A couple of days later, the same group—much thinned out and sleep-deprived—hovered around the retake schedule. Nifa stared at the list of names, feeling her jaw clench from nerves. There was little news about Petra, only a message from her consisting of a single word: "Gave birth!"

Oruo showed up out of sheer curiosity together with the others, to support Gunther, who had decided to bump his grade to the top mark on Ackerman's own recommendation, and Nifa, who had after all failed one of the additional questions and was now nervously twisting the edge of the sleeve of her blue ruffled blouse.

"Maybe he'll be more lenient today," she weakly suggested.

"More likely the Titans will shake the earth."

Minutes ticked by, and the professor still hadn't appeared. Students began exchanging glances. Strange... he was never late.

"Maybe something happened?" someone from the queue muttered.

A figure emerged from the neighboring office, but not the one everyone was expecting, it was his colleague, Furlan Church, a teacher with a perpetually friendly expression. Holding some folder, he was just locking his door and, noticing the bewildered students, smiled.

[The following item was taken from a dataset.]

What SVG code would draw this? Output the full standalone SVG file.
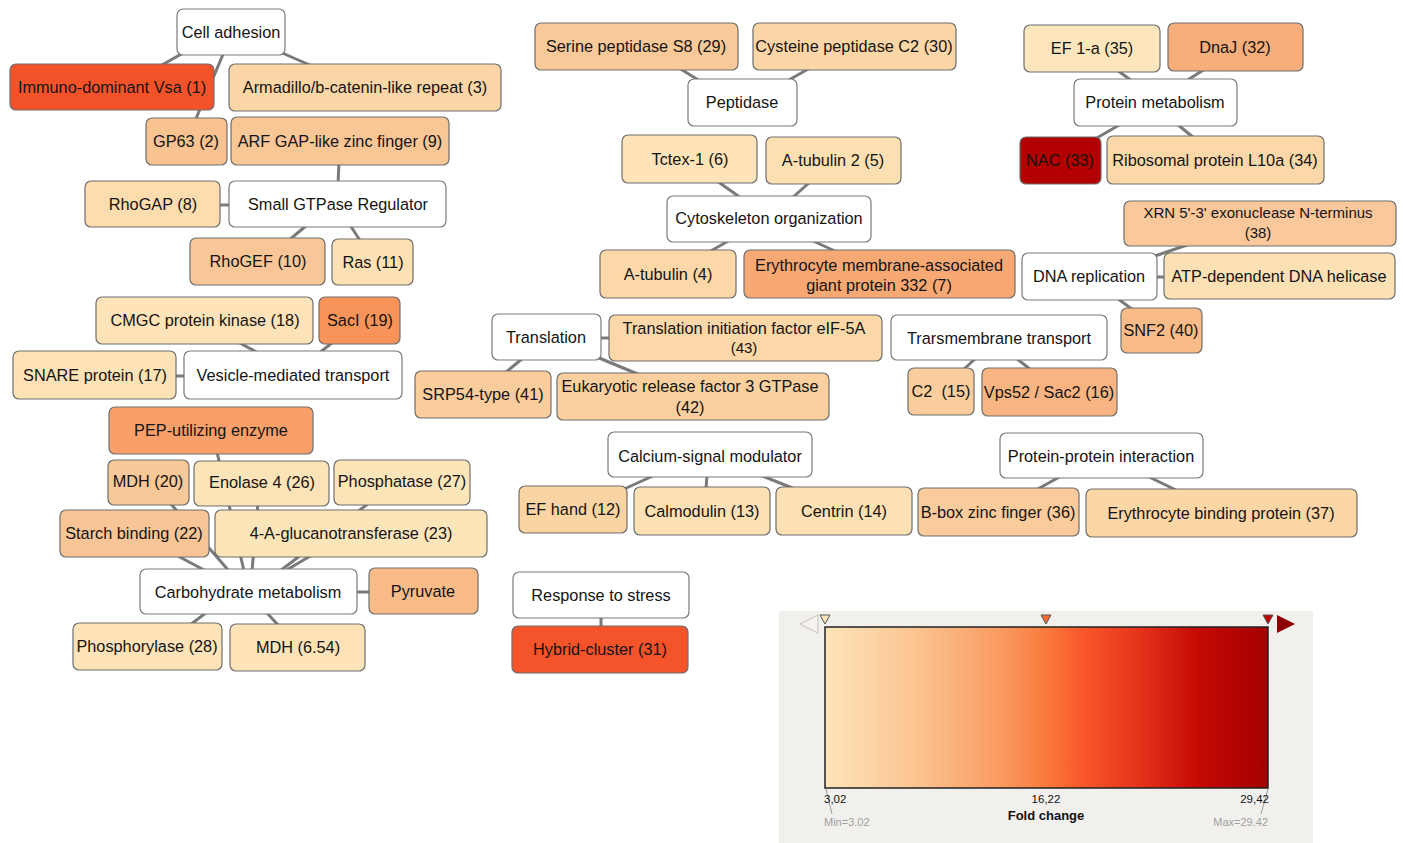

"Professor Church," Eld called out to him. "Could you tell us where Professor Ackerman is? We have a retake today."

The blond raised his eyebrows in slight surprise, as if they were supposed to know what he knew.

"Haven't you heard?" He smiled a mysterious and very warm smile. "Levi is on leave. I'm administering the exam in his place."

"On leave?" Oluo stared wide-eyed. "Why on earth? The professor has never taken leave. Even during the epidemic, he gave lectures over video link with a fever."

"But it's the peak of exam season..."

"Will you be testing us on the same questions?"

The professor shifted his gaze from one student to another, slightly bewildered by the flood of questions. Then his smile widened, and he nodded somewhere toward the city hospital visible through the window.

"He has a valid reason," Furlan shrugged. "He had a child born last night, so he took family leave. Come in, let's begin."

Furlan disappeared behind the door of the lecture room, leaving the students utterly stunned. The folder slipped from Nifa's hands, abruptly drawing all attention to her. What had he just said?

Glances darted between classmates as if searching for confirmation that they had misheard. Gunther choked on air. Eld, squinting, stared at one spot in front of him, clearly piecing together puzzle fragments that now fit together with frightening clarity. Nifa pressed her palm to her mouth, trying to hide a smile utterly inappropriate for a retake.

"Petra..."

Furlan seemed to realize he had said too much, but the broad smile on the teacher's face didn't dim in the slightest.

"Well then!" he proclaimed, slapping his palms on the desk. "Retakes. Who's first?!"

___________________

And outside the walls of the faculty, in a small room, Petra half-lay on pillows, gazing at the tiny bundle in Levi's hands. He sat on the edge of her bed with an expression of absolute absorption on his face, behind which he hid a boundless fear and delight that had flooded his entire being.

Being a student was hard. Being pregnant had been indescribably hard. Being the secret wife of Levi Ackerman and the mother of his child was a whole adventure.